Let us take this CSV as an example:
"FirstName","LastName","Age","AgeGroup","OrderDate","OrderAmountGBP","ProductName","ProductGroup"
"Emily","Johnson","22","17-25","2023-12-14","35","Wireless Earbuds","Electronics"
"Michael","Brown","45","36-45","2024-01-12","89","Coffee Maker","Kitchen Appliances"
"Sophia","Davis","14","0-16","2023-11-28","20","Graphic Novel","Books"
"Olivia","Wilson","31","26-35","2024-05-19","125","Handbag","Fashion Accessories"
"William","Taylor","58","46-65","2023-08-13","50","Gardening Set","Home & Garden"
"Ava","Jones","9","0-16","2024-03-21","25","Board Game","Toys & Games"
"James","Miller","38","36-45","2024-06-04","120","Laptop","Electronics"
"Isabella","Anderson","21","17-25","2023-09-23","75","Sneakers","Sports & Outdoors"
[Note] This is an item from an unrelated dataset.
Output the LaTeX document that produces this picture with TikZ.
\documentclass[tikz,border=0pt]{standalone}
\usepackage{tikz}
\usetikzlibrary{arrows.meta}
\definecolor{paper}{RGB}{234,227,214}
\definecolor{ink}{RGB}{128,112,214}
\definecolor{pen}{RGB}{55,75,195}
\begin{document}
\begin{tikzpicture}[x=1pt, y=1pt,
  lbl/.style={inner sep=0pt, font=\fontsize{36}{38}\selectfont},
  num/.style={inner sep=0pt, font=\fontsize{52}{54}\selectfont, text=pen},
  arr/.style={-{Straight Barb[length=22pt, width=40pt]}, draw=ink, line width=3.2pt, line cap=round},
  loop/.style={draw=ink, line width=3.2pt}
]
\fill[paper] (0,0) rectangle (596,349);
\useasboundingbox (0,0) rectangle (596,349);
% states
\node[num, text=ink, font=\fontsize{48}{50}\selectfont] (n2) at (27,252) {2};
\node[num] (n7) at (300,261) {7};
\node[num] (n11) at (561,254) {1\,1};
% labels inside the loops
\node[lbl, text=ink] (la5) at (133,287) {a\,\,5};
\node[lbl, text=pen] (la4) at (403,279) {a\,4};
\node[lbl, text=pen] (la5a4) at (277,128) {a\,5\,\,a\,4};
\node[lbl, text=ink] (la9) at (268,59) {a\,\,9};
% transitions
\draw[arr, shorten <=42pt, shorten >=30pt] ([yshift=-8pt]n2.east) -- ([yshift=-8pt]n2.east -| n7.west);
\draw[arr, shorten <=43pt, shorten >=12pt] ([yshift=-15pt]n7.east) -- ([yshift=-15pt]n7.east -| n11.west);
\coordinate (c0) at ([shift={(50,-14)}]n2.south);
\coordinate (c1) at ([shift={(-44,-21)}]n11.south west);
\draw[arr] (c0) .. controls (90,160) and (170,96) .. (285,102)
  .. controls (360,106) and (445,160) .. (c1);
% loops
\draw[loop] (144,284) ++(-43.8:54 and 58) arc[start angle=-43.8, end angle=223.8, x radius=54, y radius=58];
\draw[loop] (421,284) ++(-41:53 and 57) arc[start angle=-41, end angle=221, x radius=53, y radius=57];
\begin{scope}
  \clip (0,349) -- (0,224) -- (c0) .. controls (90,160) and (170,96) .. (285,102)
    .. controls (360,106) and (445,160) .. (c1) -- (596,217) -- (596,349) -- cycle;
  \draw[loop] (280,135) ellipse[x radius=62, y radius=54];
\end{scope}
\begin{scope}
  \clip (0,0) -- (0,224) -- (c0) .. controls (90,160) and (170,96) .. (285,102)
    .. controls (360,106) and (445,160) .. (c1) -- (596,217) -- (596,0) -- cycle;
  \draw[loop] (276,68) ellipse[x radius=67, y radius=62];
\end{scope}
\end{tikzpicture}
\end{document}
"Ethan","Moore","52","46-65","2023-12-30","150","Yoga Mat","Health & Wellness"
"Mia","Garcia","28","26-35","2024-04-15","175","Suitcase","Travel"
...
In this CSV file, we have Customers grouped by age and their Orders, which are grouped by product. Let us establish, what is the most popular Product Group for each Age Group. Let us see how that can be done with Python and Pandas:
import pandas as pd
# read the CSV file into a Pandas DataFrame
df = pd.read_csv("./data/orders.csv")
# Group by AgeGroup and ProductGroup, then count the occurrences
age_product_grouped_data = df.groupby(['AgeGroup', 'ProductGroup']).size().reset_index(name='count')
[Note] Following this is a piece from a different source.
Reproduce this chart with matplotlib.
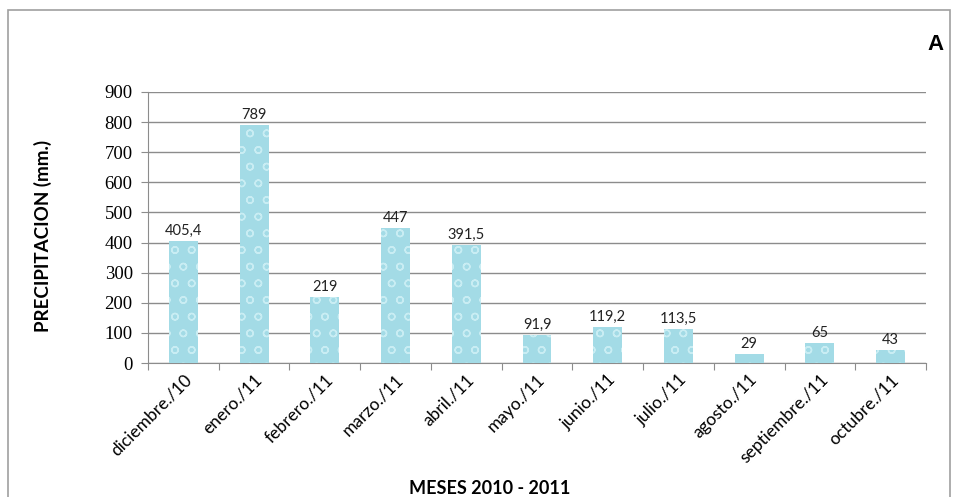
import matplotlib.pyplot as plt
from matplotlib.patches import Rectangle

meses = ['diciembre./10', 'enero./11', 'febrero./11', 'marzo./11', 'abril./11',
         'mayo./11', 'junio./11', 'julio./11', 'agosto./11', 'septiembre./11',
         'octubre./11']
precipitacion = [405.4, 789, 219, 447, 391.5, 91.9, 119.2, 113.5, 29, 65, 43]
etiquetas = ['405,4', '789', '219', '447', '391,5', '91,9', '119,2', '113,5',
             '29', '65', '43']
y_ticks = list(range(0, 1000, 100))

fig = plt.figure(figsize=(9.55, 4.97), dpi=100)
# marco exterior
fig.patches.append(Rectangle((8 / 955, -0.05), 0.995 - 8 / 955, 1 - 10 / 497 + 0.05,
                             transform=fig.transFigure, fill=False,
                             edgecolor='#a0a0a0', linewidth=1.2))

ax = fig.add_axes([148 / 955, 1 - 363 / 497, (926 - 148) / 955, (363 - 92) / 497])
x = range(len(meses))
ax.bar(x, precipitacion, width=0.41, color='#a3dbe6', edgecolor='#c9edf3',
       hatch='o', linewidth=0, zorder=3)

for i, (v, t) in enumerate(zip(precipitacion, etiquetas)):
    ax.text(i, v + 10, t, ha='center', va='bottom', fontsize=10.5,
            family='Lato', color='#222222')

ax.set_xlim(-0.5, len(meses) - 0.5)
ax.set_ylim(0, 900)
ax.set_yticks(y_ticks)
ax.set_yticklabels([str(v) for v in y_ticks], family='Liberation Serif', fontsize=13.5)
ax.yaxis.grid(True, color='#8c8c8c', linewidth=1)
ax.set_axisbelow(True)

ax.set_xticks([i - 0.5 for i in range(len(meses) + 1)], minor=False)
ax.set_xticklabels([])
ax.set_xticks(list(x), minor=True)
ax.set_xticklabels(meses, minor=True, rotation=45, ha='right', rotation_mode='anchor',
                   family='Lato', fontsize=12.5)
ax.tick_params(axis='x', which='minor', length=0, pad=6)
ax.tick_params(axis='x', which='major', length=5, color='#8c8c8c')
ax.tick_params(axis='y', length=5, color='#8c8c8c', pad=6)

for s in ['top', 'right']:
    ax.spines[s].set_visible(False)
for s in ['left', 'bottom']:
    ax.spines[s].set_color('#8c8c8c')

fig.text(490 / 955, 1 - 488 / 497, 'MESES 2010 - 2011', ha='center', va='center',
         fontsize=13, fontweight='bold', family='Lato')
fig.text(43 / 955, 1 - 236 / 497, 'PRECIPITACION (mm.)', ha='center', va='center',
         rotation=90, fontsize=13.5, fontweight='bold', family='Lato')
fig.text(935 / 955, 1 - 45 / 497, 'A', ha='center', va='center',
         fontsize=16, fontweight='bold', family='Liberation Sans')

fig.savefig('out.png', dpi=100)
# Find the most popular product group for each age group
most_popular_for_age_group = age_product_grouped_data.loc[age_product_grouped_data.groupby('AgeGroup')['count'].idxmax()]
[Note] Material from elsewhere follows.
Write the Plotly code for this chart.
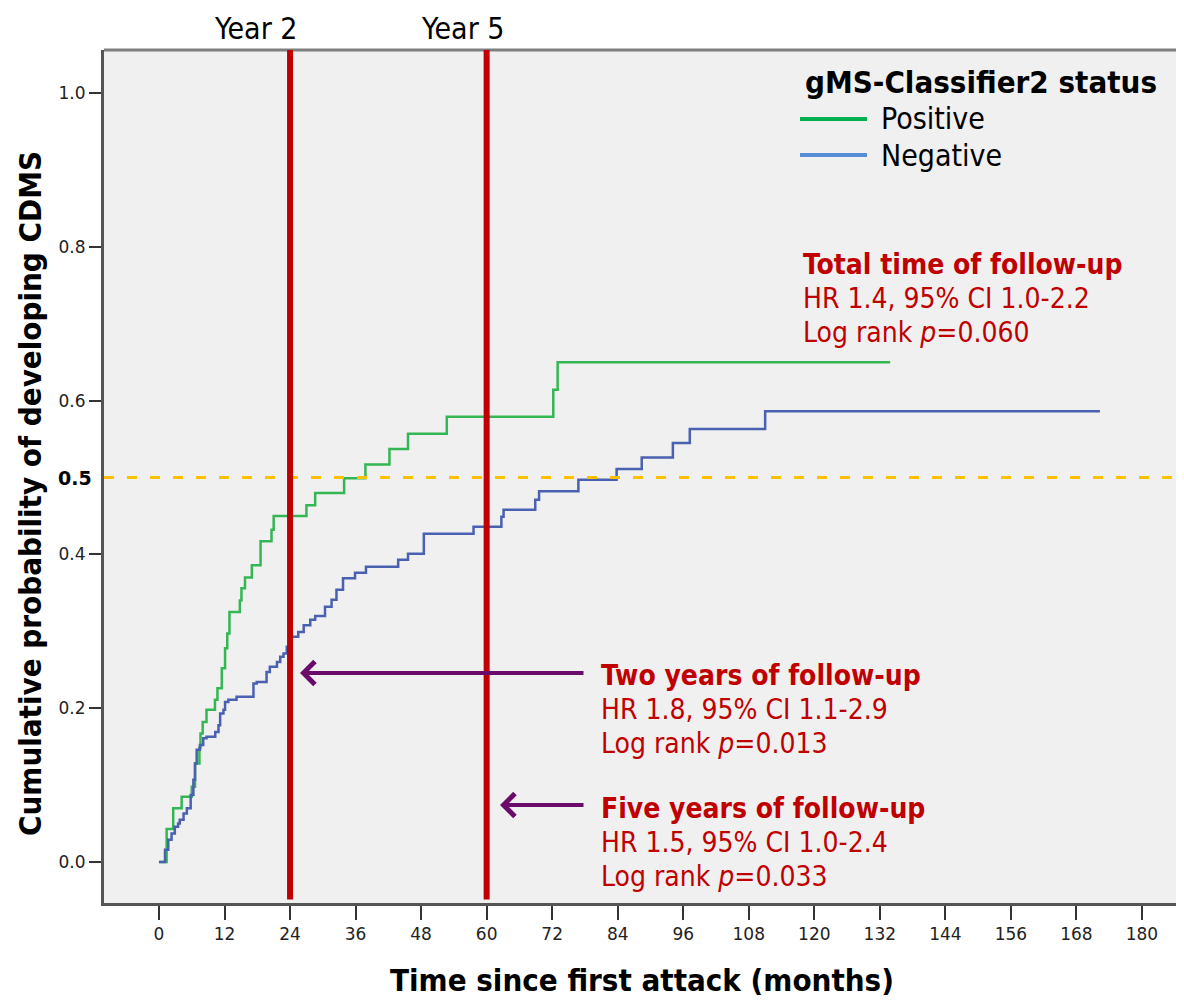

print(most_popular_for_age_group)
As we can see, 5 lines of code, including the import and print, are sufficient.
Line 4 of the code reads the CSV and creates a Panda DataFrame based on it. Panda DataFrames are much like Spark DataFrames or relational database tables. If all goes well, the CSV file will be parsed and, to an extent, data types recognised. If we want to validate the DataFrame created, we can run an additional command after it is created, df.info()
, to get this schema summary:
<class 'pandas.core.frame.DataFrame'>
RangeIndex: 404 entries, 0 to 403
Data columns (total 8 columns):
# Column Non-Null Count Dtype
--- ------ -------------- -----
0 FirstName 404 non-null object
1 LastName 404 non-null object
2 Age 404 non-null int64
3 AgeGroup 404 non-null object
4 OrderDate 404 non-null object
5 OrderAmountGBP 404 non-null float64
6 ProductName 404 non-null object
7 ProductGroup 404 non-null object
dtypes: float64(1), int64(1), object(6)
memory usage: 25.4+ KB
Line 7 of the code creates a Series object that is grouped by both the AgeGroup
and ProductGroup
columns. An extra Count column is created, based on the .size()
method, and named count
. The resulting object age_product_grouped_data
is also a DataFrame.
Line 10 of the code identifies the rows within each AgeGroup
in the age_product_grouped_data
DataFrame that have the highest count
value. It then filters the DataFrame to keep only those rows.
The end result looks like this:
AgeGroup ProductGroup count
2 0-16 Toys & Games 62
3 17-25 Electronics 38
8 26-35 Fashion Accessories 31
14 36-45 Kitchen Appliances 25
18 46-65 Home & Garden 32
Admittedly, it is not quite as intuitive as writing a SELECT statement for those of us well versed in SQL. But the above example shows that analyses, especially simpler ones, can easily be done with Python and Pandas.